Wasps have also been noted to build their nests either on or just below kite nests, as author J.W. Parker noted in a 1981 issue of the Journal of Field Ornithology. Apparently the wasps did no harm to the birds, and Parker presumed the wasps protected the kite’s nest from climbing predators.
As far as the kite’s nest defense against perceived human threats, the BNA states, “kites often attack people that venture too close to their nests, mainly in urban areas, and this has created many public relations, management and educational challenges in at least five western U.S. states.” Included is a photo of a golfer about to tee off, completely oblivious to a dive-bombing kite headed straight for him.
Although the kite’s nest in New Hampshire is located in a residential neighborhood near someone’s driveway, to my knowledge there have been no reports of overzealous dive-bombing kites. Visiting birders, respectful of both the kites and the property owners, have only observed the kites going about the business of soaring, perching, turning eggs and catching insects.

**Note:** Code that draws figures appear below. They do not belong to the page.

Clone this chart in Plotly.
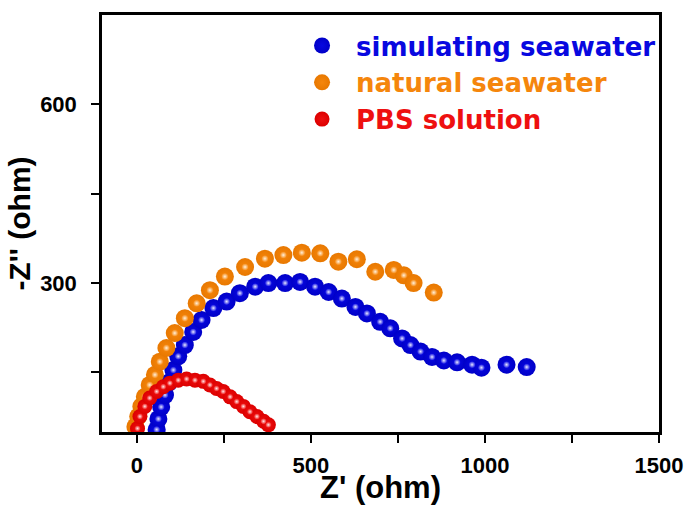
import plotly.graph_objects as go

# Data (Nyquist plots)
sim_x = [57, 62, 70, 81, 92, 105, 119, 138, 162, 186, 220, 258, 296, 340, 378, 426, 469,
         512, 551, 589, 628, 661, 699, 728, 762, 786, 815, 848, 882, 920, 963, 990, 1062, 1120]
sim_y = [54, 72, 92, 112, 133, 154, 177, 196, 218, 238, 258, 269, 283, 294, 300, 300, 302,
         294, 285, 274, 260, 249, 235, 224, 207, 196, 185, 176, 170, 167, 163, 158, 163, 159]

nat_x = [-4, 4, 13, 23, 37, 52, 66, 85, 109, 138, 172, 210, 253, 311, 368, 421, 474, 527,
         579, 632, 685, 738, 767, 795, 853]
nat_y = [59, 76, 93, 109, 129, 146, 168, 191, 216, 241, 266, 288, 311, 327, 341, 347, 351, 350,
         336, 340, 319, 322, 313, 300, 284]

pbs_x = [2, 9, 23, 37, 57, 76, 95, 119, 143, 167, 191, 210, 229, 248, 268, 287, 306, 325,
         345, 364, 378]
pbs_y = [56, 76, 93, 107, 118, 126, 132, 137, 139, 137, 135, 129, 123, 118, 109, 101, 93, 84,
         76, 68, 62]

series_names = ["simulating seawater", "natural seawater", "PBS solution"]
series_colors = ["#0808e0", "#f5860c", "#ee1010"]
edge_colors = ["#0000c8", "#e87800", "#dc0000"]
highlight_colors = ["#e8e8ff", "#fff0dc", "#ffe8e8"]
marker_sizes = [18, 18, 15]
highlight_sizes = [7, 7, 6]

x_tickvals = [0, 250, 500, 750, 1000, 1250, 1500]
x_ticktext = ["0", "", "500", "", "1000", "", "1500"]
y_tickvals = [150, 300, 450, 600]
y_ticktext = ["", "300", "", "600"]

FONT = "Liberation Sans, Arial, sans-serif"
LEGEND_FONT = "DejaVu Sans, Liberation Sans, sans-serif"

fig = go.Figure()
for xs, ys, name, col, ecol, hcol, sz, hsz in zip(
        [sim_x, nat_x, pbs_x], [sim_y, nat_y, pbs_y], series_names, series_colors,
        edge_colors, highlight_colors, marker_sizes, highlight_sizes):
    fig.add_trace(go.Scatter(
        x=xs, y=ys, mode="markers",
        name=f"<span style='color:{col}'><b>{name}</b></span>",
        marker=dict(size=sz, color=ecol, line=dict(width=0),
                    gradient=dict(type="radial", color=col)),
    ))
    fig.add_trace(go.Scatter(
        x=xs, y=ys, mode="markers", showlegend=False, hoverinfo="skip",
        marker=dict(size=hsz, color=col, line=dict(width=0),
                    gradient=dict(type="radial", color=hcol)),
    ))

axis_common = dict(
    showline=True, linecolor="black", linewidth=2.5, mirror=True,
    ticks="outside", ticklen=8, tickwidth=2, tickcolor="black",
    showgrid=False, zeroline=False, automargin=False,
    tickfont=dict(family=FONT, size=22, color="black", weight="bold"),
)

fig.update_xaxes(
    range=[-100, 1500], tickmode="array", tickvals=x_tickvals, ticktext=x_ticktext,
    ticklabelstandoff=4,
    title=dict(text="Z' (ohm)", font=dict(family=FONT, size=31, color="black", weight="bold"),
               standoff=1),
    **axis_common,
)
fig.update_yaxes(
    range=[50, 750], tickmode="array", tickvals=y_tickvals, ticktext=y_ticktext,
    ticklabelstandoff=10,
    title=dict(text="-Z'' (ohm)", font=dict(family=FONT, size=30, color="black", weight="bold"),
               standoff=1),
    **axis_common,
)

fig.update_layout(
    width=689, height=505,
    margin=dict(l=102, r=30, t=15, b=73),
    paper_bgcolor="white", plot_bgcolor="white",
    showlegend=True,
    legend=dict(x=0.334, y=0.983, xanchor="left", yanchor="top",
                bgcolor="rgba(0,0,0,0)", borderwidth=0, itemwidth=58,
                font=dict(family=LEGEND_FONT, size=26), tracegroupgap=0,
                itemsizing="trace"),
)

fig.write_html("out.html", config={"displayModeBar": False},
               post_script="document.body.style.margin='0px';document.body.style.padding='0px';")
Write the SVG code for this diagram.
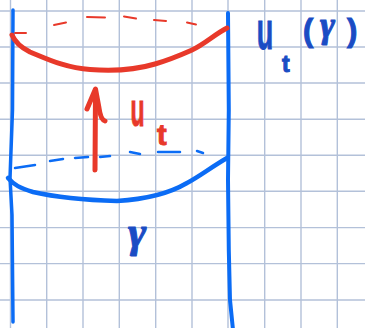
<svg xmlns="http://www.w3.org/2000/svg" width="365" height="328" viewBox="0 0 365 328">
<style>
.grid line{stroke:#b3c1d9;stroke-width:1.4}
.pen{fill:none;stroke-linecap:round;stroke-linejoin:round}
.blue{stroke:#0b6cf5}
.red{stroke:#e8392a}
.lblB{fill:#1a4cc4;stroke:#1a4cc4;stroke-width:1;font-family:"Liberation Sans",Arial,sans-serif;font-weight:bold}
.lblR{fill:#e8392a;stroke:#e8392a;stroke-width:1;font-family:"Liberation Sans",Arial,sans-serif;font-weight:bold}
.greek{font-family:"Liberation Serif","DejaVu Serif",serif;font-style:italic}
</style>
<rect width="365" height="328" fill="#ffffff"/>
<g class="grid" id="grid">
<line x1="10.5" y1="0" x2="10.5" y2="328"/>
<line x1="46.7" y1="0" x2="46.7" y2="328"/>
<line x1="83" y1="0" x2="83" y2="328"/>
<line x1="119.3" y1="0" x2="119.3" y2="328"/>
<line x1="155.7" y1="0" x2="155.7" y2="328"/>
<line x1="192" y1="0" x2="192" y2="328"/>
<line x1="228" y1="0" x2="228" y2="328"/>
<line x1="264.7" y1="0" x2="264.7" y2="328"/>
<line x1="301" y1="0" x2="301" y2="328"/>
<line x1="337.3" y1="0" x2="337.3" y2="328"/>
<line x1="0" y1="11" x2="365" y2="11"/>
<line x1="0" y1="47" x2="365" y2="47"/>
<line x1="0" y1="83" x2="365" y2="83"/>
<line x1="0" y1="119.3" x2="365" y2="119.3"/>
<line x1="0" y1="155.3" x2="365" y2="155.3"/>
<line x1="0" y1="191.3" x2="365" y2="191.3"/>
<line x1="0" y1="227.6" x2="365" y2="227.6"/>
<line x1="0" y1="263.6" x2="365" y2="263.6"/>
<line x1="0" y1="300" x2="365" y2="300"/>
</g>
<g id="wall-left">
<path class="pen blue" stroke-width="3.5" d="M13,10 L12.5,110 L10,178 L12,215 L13,322"/>
</g>
<g id="wall-right">
<path class="pen blue" stroke-width="4" d="M228,13 L228.8,110 L228,180 L228.8,250 L230,300 L233,330"/>
</g>
<g id="curve-gamma">
<path class="pen blue" stroke-width="2.5" d="M15,168 L35,165 M50,161 L63,159 M75,158 L88,157 M100,157 L110,156 M130,152 L140,154 M158,152 L180,152 M197,151 L203,153"/>
<path class="pen blue" stroke-width="4.5" d="M8,178 C14,185 20,188 33,192 C55,197 83,200 117,201 C150,199 170,193 187,183 C200,176 210,168 227,158"/>
</g>
<g id="curve-top">
<path class="pen red" stroke-width="2" d="M15,33 L26,33 M54,25 L66,22.5 M87,17 L105,17.5 M124,16.5 L136,18.5 M154,20 L166,21 M187,22.5 L196,24.5"/>
<path class="pen red" stroke-width="5" d="M12,35 C15,42 20,47 30,52 C45,58 65,68 90,69.5 C110,71 135,70 155,64 C172,59 183,54 192,50 C205,44 215,34 227,28"/>
</g>
<g id="connectors">
<path class="pen red" stroke-width="5" d="M95,170 L95.5,91"/>
<path class="pen red" stroke-width="5" d="M87,109 L95.5,89 L99,108 C100,115 102,120 105,121"/>
</g>
<g id="label-flow">
<text class="lblR" transform="translate(137.5,126) scale(0.5,1)" font-size="46" text-anchor="middle">u</text>
<text class="lblR" x="157" y="145" font-size="29">t</text>
</g>
<g id="label-image">
<text class="lblB" transform="translate(265,49) scale(0.5,1)" font-size="54" text-anchor="middle">u</text>
<text class="lblB" x="282" y="72" font-size="23">t</text>
<text class="lblB" x="303" y="41" font-size="31">(</text>
<text class="lblB greek" x="320" y="37" font-size="36">γ</text>
<text class="lblB" x="347" y="41" font-size="31">)</text>
</g>
<g id="label-gamma">
<text class="lblB greek" x="128" y="247" font-size="44">γ</text>
</g>
</svg>
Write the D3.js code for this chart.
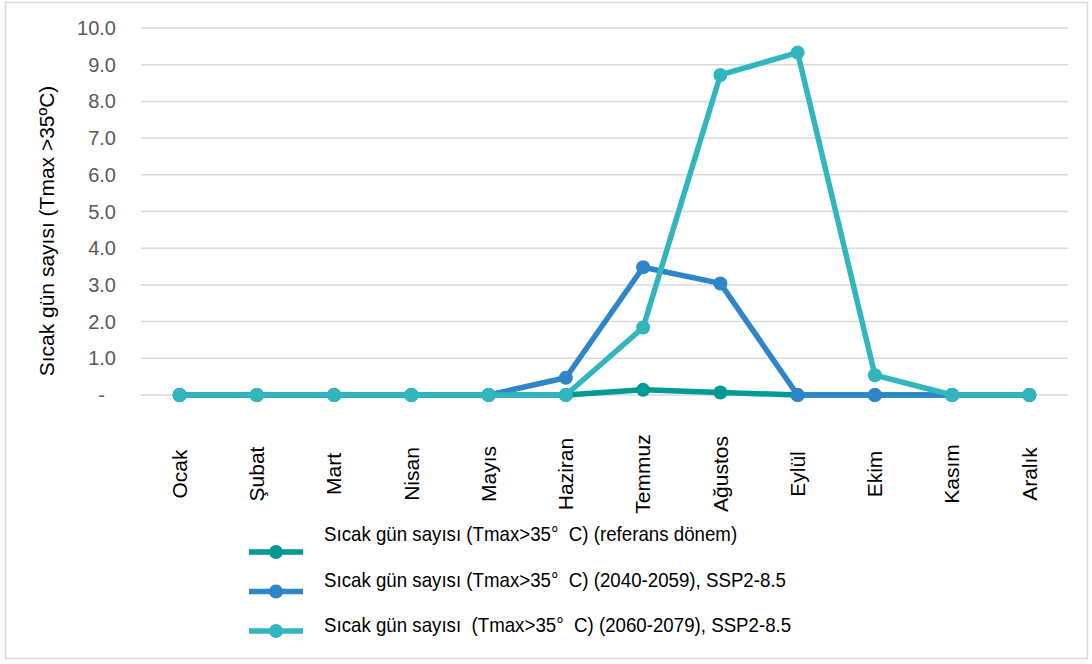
<!DOCTYPE html>
<html>
<head>
<meta charset="utf-8">
<script src="https://cdn.jsdelivr.net/npm/d3@7"></script>
<style>
  body { margin: 0; background: #fff; }
  text { font-family: "Liberation Sans", Arial, sans-serif; }
</style>
</head>
<body>
<div id="chart"></div>
<script>
const months = ['Ocak', 'Şubat', 'Mart', 'Nisan', 'Mayıs', 'Haziran', 'Temmuz', 'Ağustos', 'Eylül', 'Ekim', 'Kasım', 'Aralık']

const refValues = [0, 0, 0, 0, 0, 0, 0.14, 0.07, 0, 0, 0, 0]
const ssp2040 = [0, 0, 0, 0, 0, 0.47, 3.48, 3.04, 0, 0, 0, 0]
const ssp2060 = [0, 0, 0, 0, 0, 0, 1.84, 8.72, 9.33, 0.54, 0, 0]

const seriesNames = [
    'Sıcak gün sayısı (Tmax>35°  C) (referans dönem)',
    'Sıcak gün sayısı (Tmax>35°  C) (2040-2059), SSP2-8.5',
    'Sıcak gün sayısı  (Tmax>35°  C) (2060-2079), SSP2-8.5'
]
const seriesColors = ['#009a93', '#2e86c8', '#31b6bd']
const yTicks = [0, 1, 2, 3, 4, 5, 6, 7, 8, 9, 10]

const width = 1092
const height = 664

const series = [refValues, ssp2040, ssp2060].map((values, i) => ({
    name: seriesNames[i],
    color: seriesColors[i],
    values
}))

const x = d3.scaleBand()
    .domain(months)
    .range([141, 1068])

const y = d3.scaleLinear()
    .domain([0, 10])
    .range([395, 28])

const svg = d3.select('#chart')
    .append('svg')
    .attr('width', width)
    .attr('height', height)

svg.append('rect')
    .attr('x', 5.5)
    .attr('y', 2.5)
    .attr('width', 1082)
    .attr('height', 656)
    .attr('fill', '#fff')
    .attr('stroke', '#d9d9d9')
    .attr('stroke-width', 1.5)

// gridlines
svg.append('g')
    .selectAll('line')
    .data(yTicks)
    .enter()
    .append('line')
    .attr('x1', x.range()[0])
    .attr('x2', x.range()[1])
    .attr('y1', d => y(d))
    .attr('y2', d => y(d))
    .attr('stroke', '#d9d9d9')
    .attr('stroke-width', 1.5)

// y tick labels
svg.append('g')
    .selectAll('text')
    .data(yTicks)
    .enter()
    .append('text')
    .attr('x', d => d === 0 ? 105 : 116)
    .attr('y', d => y(d))
    .attr('dy', '0.35em')
    .attr('text-anchor', 'end')
    .attr('font-size', 20)
    .attr('fill', '#595959')
    .text(d => d === 0 ? '-' : d3.format('.1f')(d))

// y title
svg.append('text')
    .attr('transform', 'translate(54,231) rotate(-90)')
    .attr('text-anchor', 'middle')
    .attr('font-size', 21)
    .attr('fill', '#000')
    .text('Sıcak gün sayısı (Tmax >35ºC)')

// x labels
svg.append('g')
    .selectAll('text')
    .data(months)
    .enter()
    .append('text')
    .attr('transform', d => `translate(${x(d) + x.bandwidth() / 2},474) rotate(-90)`)
    .attr('text-anchor', 'middle')
    .attr('dy', '0.35em')
    .attr('font-size', 21)
    .attr('fill', '#000')
    .text(d => d)

const line = d3.line()
    .x((d, i) => x(months[i]) + x.bandwidth() / 2)
    .y(d => y(d))

const groups = svg.selectAll('g.series')
    .data(series)
    .enter()
    .append('g')
    .attr('class', 'series')

groups.append('path')
    .attr('d', d => line(d.values))
    .attr('fill', 'none')
    .attr('stroke', d => d.color)
    .attr('stroke-width', 5.5)
    .attr('stroke-linejoin', 'round')

groups.selectAll('circle')
    .data(d => d.values.map((v, i) => ({v, i, color: d.color})))
    .enter()
    .append('circle')
    .attr('cx', d => x(months[d.i]) + x.bandwidth() / 2)
    .attr('cy', d => y(d.v))
    .attr('r', 7)
    .attr('fill', d => d.color)

// legend
const legend = svg.append('g')
    .selectAll('g')
    .data(series)
    .enter()
    .append('g')

legend.append('line')
    .attr('x1', 249)
    .attr('x2', 303)
    .attr('y1', (d, i) => 552 + i * 39.5)
    .attr('y2', (d, i) => 552 + i * 39.5)
    .attr('stroke', d => d.color)
    .attr('stroke-width', 5.5)

legend.append('circle')
    .attr('cx', 276)
    .attr('cy', (d, i) => 552 + i * 39.5)
    .attr('r', 7)
    .attr('fill', d => d.color)

legend.append('text')
    .attr('transform', (d, i) => `translate(324,${541 + i * 45.5}) scale(1,1.12)`)
    .attr('font-size', 18.7)
    .attr('fill', '#000')
    .attr('xml:space', 'preserve')
    .style('white-space', 'pre')
    .text(d => d.name)
</script>
</body>
</html>
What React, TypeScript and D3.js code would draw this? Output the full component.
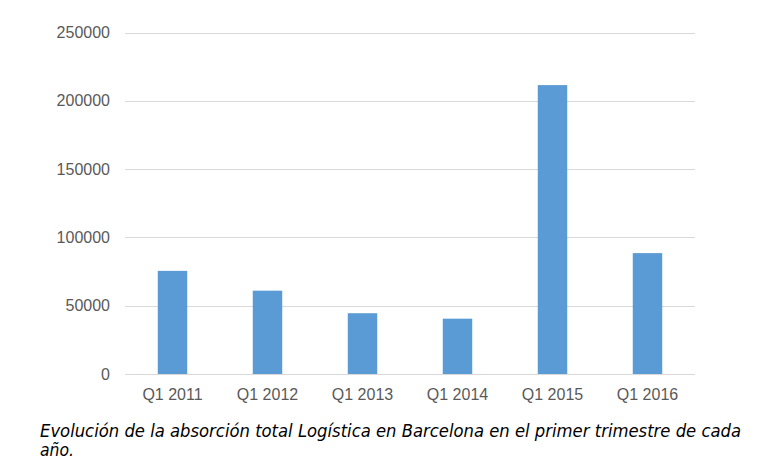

What a wonderful and prolonged opportunity to see a bird that normally breeds in the far southeastern and southwestern United States and the Great Plains. The kite has proven itself to be a flexible species, adapting to human-caused changes in the environment with seeming ease.
Still, to have one nesting in the Northeast is an unusual event, as summed up by Peter Vickery, of the Center for Ecological Research in Richmond, Maine.
“Mississippi kite populations seem to be expanding in the South, but that doesn’t seem to explain this remarkable nesting.”